In Baghdad, there are approximately 56 maqamat (this number varies according to different sources). From each maqam can be extracted a seven-note mode, or scale, on which the tahrir and other melodies are based. Maqamat are classified based on their mode, which results in eight families, which are Rast, Bayat, Hijaz, Segah, Nawa, Hussaini, Ajam, and Saba. Almost all maqamat fit into one of these families.
Each family has a primary maqam, which bears the name of the mode, and several secondary maqamat. The primary maqamat tend to have a fixed sequence and long, elaborate structures, whereas the secondary maqamat are often of a lighter and simpler nature, though there are exceptions.

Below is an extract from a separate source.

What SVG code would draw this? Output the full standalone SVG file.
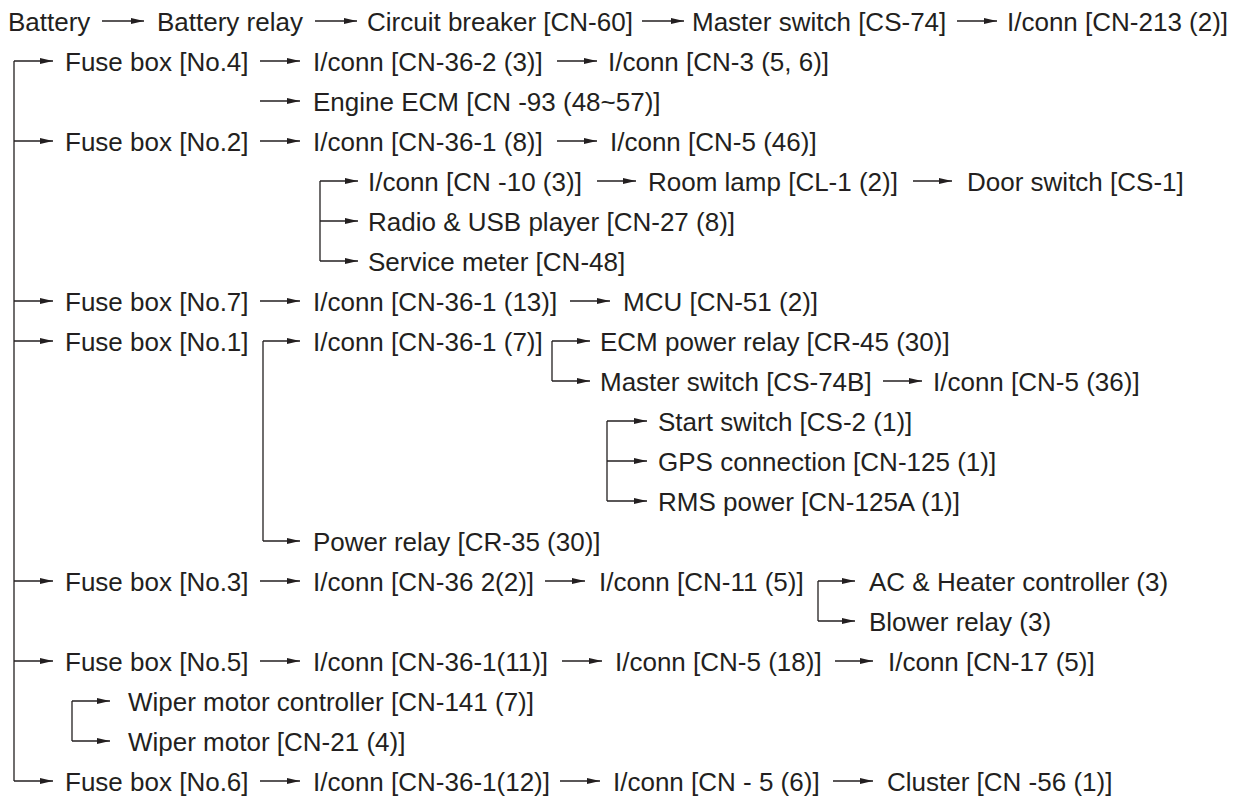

In performance, each maqam is preceded by a rhythmic instrumental piece, known as a muqaddimah, and is followed by one or more pestat (sing. pesteh). Pestat are rhythmic songs with repetitive melodies that often contain simple, humorous, texts dealing with day-to-day life and various aspects of society. The light-hearted nature of the pesteh serves to counterbalance the heavy, complex, introspective nature of the maqam. Members of the instrumental ensemble and the audience usually join in singing these songs. Unlike the maqamat, these songs have remained popular in Iraq to the present day.